Mi hermana, obsesionada con sus investigaciones y esa fase, la exploración, la prueba, la posibilidad, todo lo toma y no existe nada más, nada mejor. Tenemos en común la ilusión del proceso y fallar, el merodeo en el fracaso: la mayoría de las veces no resultan sus experimentos, a mí no me salen muchos cuentos que varan. Ella necesita evidencia, nada de lo que yo escribo es verdad. Sin embargo, ambas, componer y descomponer, demostrar y convencer. Compartimos la misión de largo plazo, algo en nosotras se resiste a desertar: admitimos que los procesos tardan lo que deben tardar, el atajo puede ser una trampa, dejarse alojar por el rigor, sin ceder a la decepción, al agobio. Oficios contemplativos, cada una en su escala, se sienta a escribir.

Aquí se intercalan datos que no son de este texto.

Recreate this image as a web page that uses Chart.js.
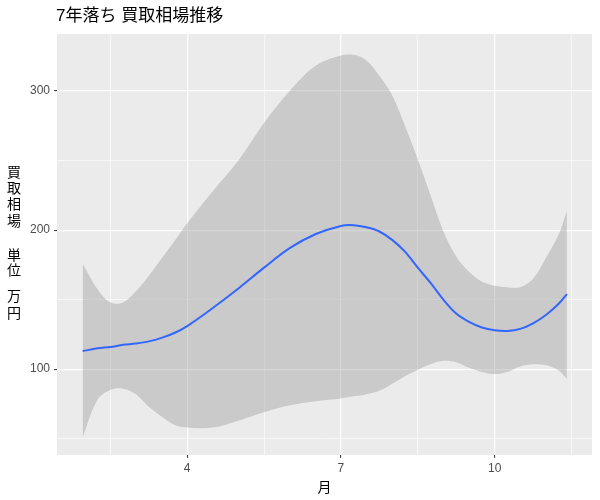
<!DOCTYPE html>
<html lang="ja">
<head>
<meta charset="UTF-8">
<title>7年落ち 買取相場推移</title>
<script src="https://cdn.jsdelivr.net/npm/chart.js"></script>
<style>
    body { margin: 0; background: #ffffff; }
    canvas { display: block; }
</style>
</head>
<body>
<canvas id="chart" width="600" height="500"></canvas>
<script>
// months (x) and smoothed values
const months = [1.96, 2.25, 2.5, 2.75, 3.0, 3.25, 3.5, 3.75, 4.0, 4.5, 5.0, 5.5, 6.0, 6.5, 7.0, 7.25, 7.5, 7.75,
                8.0, 8.25, 8.5, 8.75, 9.0, 9.25, 9.5, 9.75, 10.0, 10.25, 10.5, 10.75, 11.0, 11.25, 11.41];
const fitValues = [113, 115, 116, 117.5, 118.5, 120, 122.5, 126, 131, 144, 158, 173, 187, 197, 203, 203.5, 202, 199,
                   193, 184.5, 173, 162, 150, 140, 134, 130, 128, 127.5, 129, 133, 139, 147, 154];
const upperValues = [176, 157.5, 148, 148, 156, 167, 179.5, 192, 205, 228, 250, 277, 300, 318, 325.5, 326, 322, 311,
                     297, 275, 251, 225, 199, 181, 170, 163, 160, 159, 159, 165, 180, 197, 214];
const lowerValues = [51, 78, 85, 86, 82, 73, 66, 60, 58, 58, 63, 69, 74, 77, 79, 80.5, 82, 84.5,
                     89.5, 95, 99.5, 103.5, 106, 105, 101, 98, 96.5, 98, 102, 103.5, 103, 99, 93];

// axis ticks (major labelled, minor only grid)
const xMajor = [4, 7, 10];
const xMinor = [2.5, 5.5, 8.5, 11.5];
const yMajor = [100, 200, 300];
const yMinor = [50, 150, 250];

const chartTitle = '7年落ち 買取相場推移';
const xTitle = '月';
const yTitleChars = ['買', '取', '相', '場', '', '単', '位', '', '万', '円'];

const pts = vals => vals.map((v, i) => ({ x: months[i], y: v }));

const panelBg = {
    id: 'panelBg',
    beforeDraw(chart) {
        const { ctx, chartArea: a } = chart;
        ctx.save();
        ctx.fillStyle = '#EBEBEB';
        ctx.fillRect(a.left, a.top, a.right - a.left, a.bottom - a.top);
        ctx.restore();
    }
};

const labels = {
    id: 'labels',
    afterDraw(chart) {
        const { ctx, chartArea: a } = chart;
        ctx.save();
        ctx.fillStyle = '#000000';
        ctx.textBaseline = 'middle';
        ctx.textAlign = 'left';
        ctx.font = '17px "Liberation Sans", "Noto Sans CJK JP", sans-serif';
        ctx.fillText(chartTitle, 56, 16);

        ctx.textAlign = 'center';
        ctx.font = '14px "Noto Sans CJK JP", sans-serif';
        ctx.fillText(xTitle, (a.left + a.right) / 2, 487);

        const ys = [172, 188, 204, 221, 0, 255, 270, 0, 296, 313];
        yTitleChars.forEach((c, i) => {
            if (c) ctx.fillText(c, 14, ys[i]);
        });
        ctx.restore();
    }
};

const isMajor = (list, v) => list.some(m => Math.abs(m - v) < 1e-6);

new Chart(document.getElementById('chart'), {
    type: 'line',
    data: {
        datasets: [
            {
                data: pts(upperValues),
                borderWidth: 0,
                pointRadius: 0,
                fill: '+1',
                backgroundColor: 'rgba(153,153,153,0.4)',
                tension: 0.35,
                order: 2
            },
            {
                data: pts(lowerValues),
                borderWidth: 0,
                pointRadius: 0,
                fill: false,
                tension: 0.35,
                order: 2
            },
            {
                data: pts(fitValues),
                borderColor: '#3366FF',
                borderWidth: 2,
                pointRadius: 0,
                fill: false,
                tension: 0.35,
                order: 0
            }
        ]
    },
    options: {
        responsive: false,
        animation: false,
        layout: { padding: { top: 34, right: 8, left: 0, bottom: 0 } },
        plugins: {
            legend: { display: false },
            tooltip: { enabled: false },
            title: { display: false }
        },
        scales: {
            x: {
                type: 'linear',
                min: 1.46,
                max: 11.9,
                afterBuildTicks: s => {
                    s.ticks = [...xMinor, ...xMajor].sort((a, b) => a - b).map(v => ({ value: v }));
                },
                afterFit: s => { s.height = 45; },
                border: { display: false },
                grid: {
                    color: '#FFFFFF',
                    lineWidth: c => isMajor(xMajor, c.tick.value) ? 1.2 : 0.6,
                    tickColor: c => isMajor(xMajor, c.tick.value) ? '#333333' : 'rgba(0,0,0,0)',
                    tickLength: 3,
                    tickWidth: 1
                },
                ticks: {
                    autoSkip: false,
                    maxRotation: 0,
                    padding: 3,
                    color: '#4D4D4D',
                    font: { family: '"Liberation Sans", Arial, sans-serif', size: 12 },
                    callback: v => isMajor(xMajor, v) ? String(v) : ''
                }
            },
            y: {
                min: 38.3,
                max: 341,
                afterBuildTicks: s => {
                    s.ticks = [...yMinor, ...yMajor].sort((a, b) => a - b).map(v => ({ value: v }));
                },
                afterFit: s => { s.width = 57; },
                border: { display: false },
                grid: {
                    color: '#FFFFFF',
                    lineWidth: c => isMajor(yMajor, c.tick.value) ? 1.2 : 0.6,
                    tickColor: c => isMajor(yMajor, c.tick.value) ? '#333333' : 'rgba(0,0,0,0)',
                    tickLength: 3,
                    tickWidth: 1
                },
                ticks: {
                    autoSkip: false,
                    padding: 4,
                    color: '#4D4D4D',
                    font: { family: '"Liberation Sans", Arial, sans-serif', size: 12 },
                    callback: v => isMajor(yMajor, v) ? String(v) : ''
                }
            }
        }
    },
    plugins: [panelBg, labels]
});
</script>
</body>
</html>
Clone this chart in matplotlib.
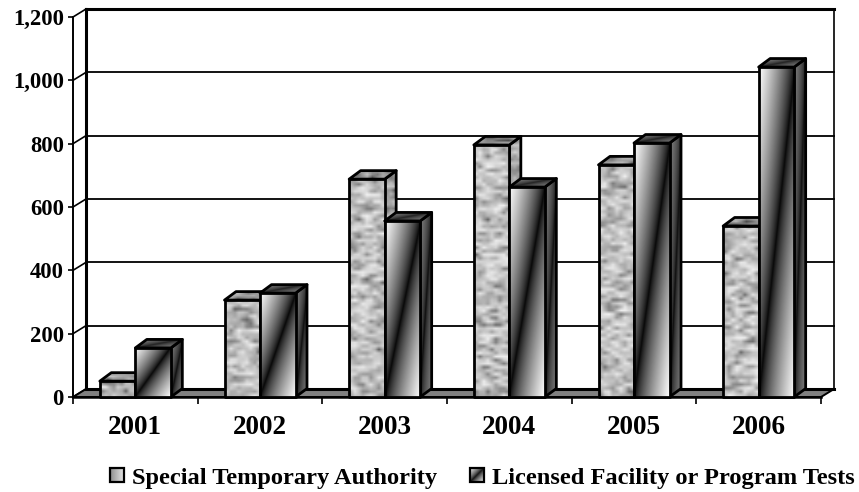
import numpy as np
import matplotlib
matplotlib.use('Agg')
import matplotlib.pyplot as plt
from matplotlib.patches import Polygon

years = ['2001', '2002', '2003', '2004', '2005', '2006']
special_temp = [50, 306, 688, 796, 733, 540]
licensed_tests = [155, 328, 556, 663, 802, 1042]
y_ticks = [0, 200, 400, 600, 800, 1000, 1200]
legend_labels = ['Special Temporary Authority', 'Licensed Facility or Program Tests']

plt.rcParams['font.family'] = 'Liberation Serif'
plt.rcParams['font.weight'] = 'bold'

W, H = 859, 492
X0, X1, Y0, Y1 = 73, 821, 397, 17  # front plane in pixels

fig = plt.figure(figsize=(W / 100, H / 100), dpi=100)
ax = fig.add_axes([X0 / W, 1 - Y0 / H, (X1 - X0) / W, (Y0 - Y1) / H])
n = len(years)
for s in ax.spines.values():
    s.set_visible(False)
ax.patch.set_visible(False)

# depth of the 3d box, px converted to data units
px_x = n / (X1 - X0)
px_y = 1200 / (Y0 - Y1)
wall_dx, wall_dy = 13 * px_x, 8 * px_y
bar_dx, bar_dy = 11.5 * px_x, 8.5 * px_y
bar_w = 35.5 * px_x


def hash_grid(h, w, seed):
    j, i = np.meshgrid(np.arange(w), np.arange(h))
    v = np.sin(i * 12.9898 + j * 78.233 + seed) * 43758.5453
    return v - np.floor(v)


def stone(h, w, seed):
    # blotchy grey texture, from a hash so it stays the same every run
    g = hash_grid(h, w, seed)
    g = (g + np.roll(g, 1, axis=1)) / 2
    g = (g - g.min()) / (g.max() - g.min() + 1e-9)
    return 0.38 + 0.56 * g ** 0.6


def diagonal(u_n=120, v_n=200, low=0.0, high=1.0, power=0.75):
    # grey sweep that goes dark on the line from lower left to upper right
    u, v = np.meshgrid(np.linspace(0, 1, u_n), np.linspace(1, 0, v_n))
    return low + (high - low) * np.abs(u - v) ** power


def face(corners, img, z, lw=2.0):
    xs = [c[0] for c in corners]
    ys = [c[1] for c in corners]
    im = ax.imshow(img, cmap='gray', vmin=0, vmax=1, aspect='auto', zorder=z,
                   extent=[min(xs), max(xs), min(ys), max(ys)],
                   interpolation='bilinear')
    poly = Polygon(corners, closed=True, fc='none', ec='black', lw=lw, zorder=z,
                   joinstyle='round', clip_on=False)
    ax.add_patch(poly)
    im.set_clip_path(poly)


def bar(x, val, kind, z, seed):
    x2 = x + bar_w
    if kind == 'stone':
        rows = max(3, int(val / px_y / 3.5))
        front = stone(rows, 9, seed)
        side = stone(rows, 3, seed + 3) * 0.88
        top = stone(3, 9, seed + 5) * 0.8
    else:
        front = diagonal(low=0.02, high=1.0)
        side = diagonal(low=0.0, high=0.5, power=0.5)
        top = diagonal(low=0.1, high=0.55, power=0.6)
    face([(x2, 0), (x2 + bar_dx, bar_dy), (x2 + bar_dx, val + bar_dy), (x2, val)],
         side, z)
    face([(x, val), (x2, val), (x2 + bar_dx, val + bar_dy), (x + bar_dx, val + bar_dy)],
         top, z + 0.1)
    face([(x, 0), (x2, 0), (x2, val), (x, val)], front, z + 0.2)


# back wall, floor, left wall
for v in y_ticks[1:-1]:
    ax.plot([wall_dx, n + wall_dx], [v + wall_dy] * 2, color='black', lw=1.3,
            zorder=1, clip_on=False)
ax.plot([wall_dx, n + wall_dx], [1200 + wall_dy] * 2, color='black', lw=2.2,
        zorder=1, clip_on=False)
ax.plot([wall_dx, wall_dx], [wall_dy, 1200 + wall_dy], color='black', lw=2.2,
        zorder=1, clip_on=False)
ax.plot([n + wall_dx] * 2, [wall_dy, 1200 + wall_dy], color='black', lw=1.2,
        zorder=1, clip_on=False)
for v in y_ticks:
    ax.plot([0, wall_dx], [v, v + wall_dy], color='black', lw=1.2, zorder=1,
            clip_on=False)
ax.plot([0, 0], [0, 1200], color='black', lw=1.4, zorder=1, clip_on=False)
ax.add_patch(Polygon([(0, 0), (n, 0), (n + wall_dx, wall_dy), (wall_dx, wall_dy)],
                     closed=True, fc='#808080', ec='black', lw=1.4, zorder=2,
                     clip_on=False))
ax.plot([wall_dx, n + wall_dx], [wall_dy] * 2, color='black', lw=2.2, zorder=2,
        clip_on=False)

for i in range(n):
    z = 3 + i
    bar(i + 0.5 - bar_w, special_temp[i], 'stone', z, i * 7.1)
    bar(i + 0.5, licensed_tests[i], 'grad', z + 0.4, i)

ax.plot([0, n], [0, 0], color='black', lw=1.8, zorder=2.5, clip_on=False)

ax.set_xlim(0, n)
ax.set_ylim(0, 1200)
ax.set_xticks(range(n + 1))
ax.set_xticklabels([])
ax.set_xticks(np.arange(n) + 0.5, labels=years, minor=True)
ax.tick_params(axis='x', which='major', length=5, width=1.2, color='black')
ax.tick_params(axis='x', which='minor', length=0, pad=13, labelsize=19.5)
ax.set_yticks(y_ticks, labels=['{:,}'.format(v) for v in y_ticks])
ax.tick_params(axis='y', length=3.6, width=1.2, pad=3, labelsize=16.3)

# legend, swatches use the same kind of fill as the bars
lax = fig.add_axes([0, 0, 1, 1], zorder=20)
lax.axis('off')
swatch_imgs = [np.linspace(0.55, 0.9, 40)[None, :], diagonal(low=0.05, high=0.95)]
swatch_x = [109.5, 469.5]
text_x = [132, 492]
for img, sx, tx, label in zip(swatch_imgs, swatch_x, text_x, legend_labels):
    lax.imshow(img, cmap='gray', vmin=0, vmax=1, aspect='auto',
               extent=[sx, sx + 14, 482, 468], zorder=1, interpolation='bilinear')
    lax.add_patch(Polygon([(sx, 468), (sx + 14, 468), (sx + 14, 482), (sx, 482)],
                          closed=True, fc='none', ec='black', lw=1.6, zorder=2))
    lax.text(tx, 484, label, fontsize=17.6, ha='left', va='baseline')
lax.set_xlim(0, W)
lax.set_ylim(H, 0)

fig.savefig('out.png', dpi=100)
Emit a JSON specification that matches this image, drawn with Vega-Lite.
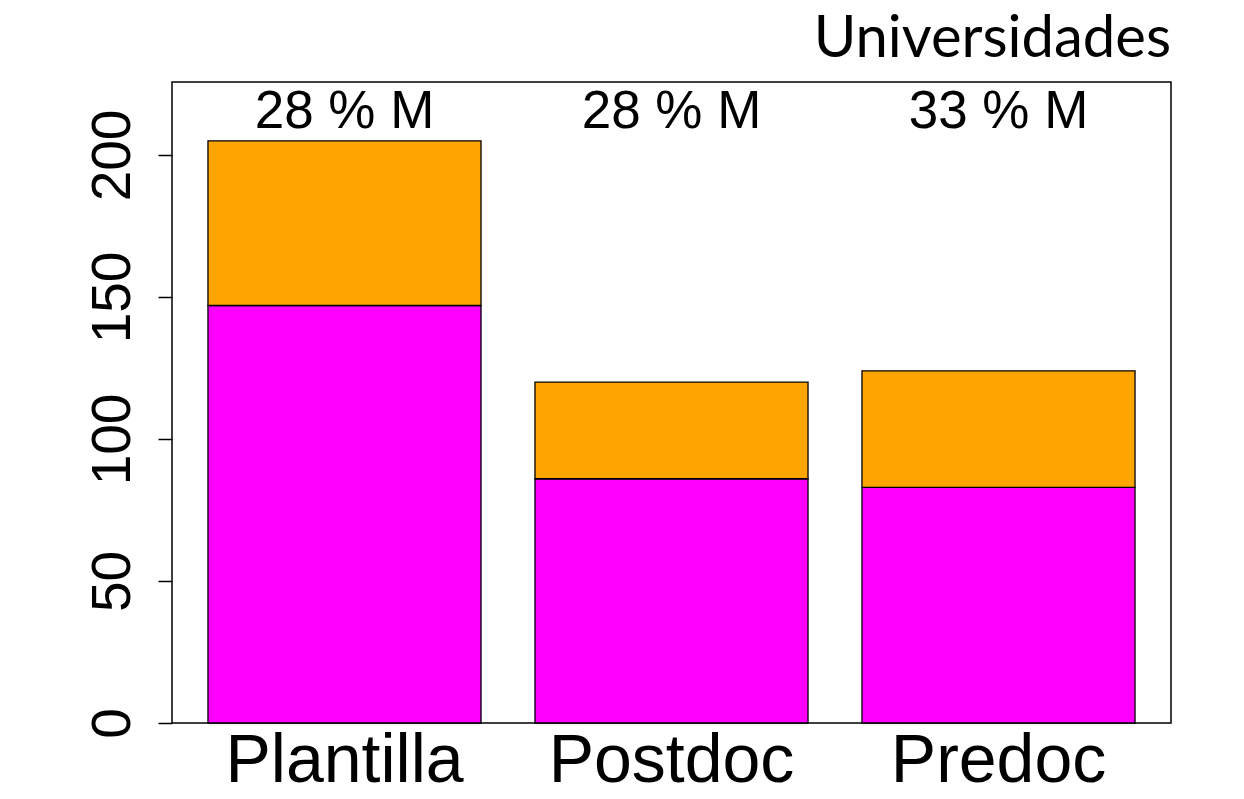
{
  "$schema": "https://vega.github.io/schema/vega-lite/v6.json",
  "width": 999,
  "height": 641,
  "autosize": {"type": "none"},
  "padding": {"left": 172, "top": 82, "right": 73, "bottom": 76},
  "background": "white",
  "config": {
    "view": {"stroke": "black", "strokeWidth": 1.5},
    "font": "Liberation Sans"
  },
  "title": {
    "text": "Universidades",
    "anchor": "end",
    "font": "Lato",
    "fontSize": 58,
    "fontWeight": "normal",
    "color": "black",
    "baseline": "alphabetic",
    "offset": -33
  },
  "data": {
    "values": [
      {"categoria": "Plantilla", "sexo": "H", "n": 147, "orden": 1},
      {"categoria": "Plantilla", "sexo": "M", "n": 58, "orden": 2},
      {"categoria": "Postdoc", "sexo": "H", "n": 86, "orden": 1},
      {"categoria": "Postdoc", "sexo": "M", "n": 34, "orden": 2},
      {"categoria": "Predoc", "sexo": "H", "n": 83, "orden": 1},
      {"categoria": "Predoc", "sexo": "M", "n": 41, "orden": 2}
    ]
  },
  "encoding": {
    "x": {
      "field": "categoria",
      "type": "nominal",
      "scale": {"paddingInner": 0.165, "paddingOuter": 0.11},
      "axis": {
        "title": null,
        "labelAngle": 0,
        "ticks": false,
        "domain": false,
        "labelFontSize": 68,
        "labelColor": "black",
        "labelPadding": 58,
        "labelBaseline": "alphabetic",
        "labelFont": "Liberation Sans",
        "labelLimit": 0
      }
    }
  },
  "layer": [
    {
      "mark": {"type": "bar", "stroke": "black", "strokeWidth": 1.3},
      "encoding": {
        "y": {
          "field": "n",
          "type": "quantitative",
          "stack": "zero",
          "scale": {"domain": [0, 225.7], "nice": false, "zero": true},
          "axis": {
            "title": null,
            "values": [0, 50, 100, 150, 200],
            "domain": false,
            "grid": false,
            "tickColor": "black",
            "tickSize": 14,
            "tickWidth": 1.5,
            "labelAngle": -90,
            "labelAlign": "center",
            "labelBaseline": "alphabetic",
            "labelFontSize": 55,
            "labelColor": "black",
            "labelPadding": 29,
            "labelFont": "Liberation Sans"
          }
        },
        "color": {
          "field": "sexo",
          "type": "nominal",
          "scale": {"domain": ["H", "M"], "range": ["#FF00FF", "#FFA500"]},
          "legend": null
        },
        "order": {"field": "orden", "type": "quantitative"}
      }
    },
    {
      "data": {
        "values": [
          {"categoria": "Plantilla", "etiqueta": "28 % M"},
          {"categoria": "Postdoc", "etiqueta": "28 % M"},
          {"categoria": "Predoc", "etiqueta": "33 % M"}
        ]
      },
      "mark": {
        "type": "text",
        "fontSize": 53,
        "baseline": "alphabetic",
        "align": "center",
        "color": "black",
        "font": "Liberation Sans"
      },
      "encoding": {
        "text": {"field": "etiqueta", "type": "nominal"},
        "y": {"datum": 209.5}
      }
    }
  ]
}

Se me escapa el lenguaje científico, ella comprende el mío, las elipsis. Ya no somos las pasmadas, las boquiabiertas, las que han perdido. No fuimos anuladas por los padres que tuvimos, aprendimos a estar, a quedarnos y es un milagro, elegir la chispa vital, pese a ellos, pese a todo. Con mi hermana hacia el futuro, hasta el final.

¿Escribimos de la familia porque estamos enojados con ella o nos vamos enojando a medida que escribimos sobre ella? No sé responder, tiro la bomba y guardo la mano.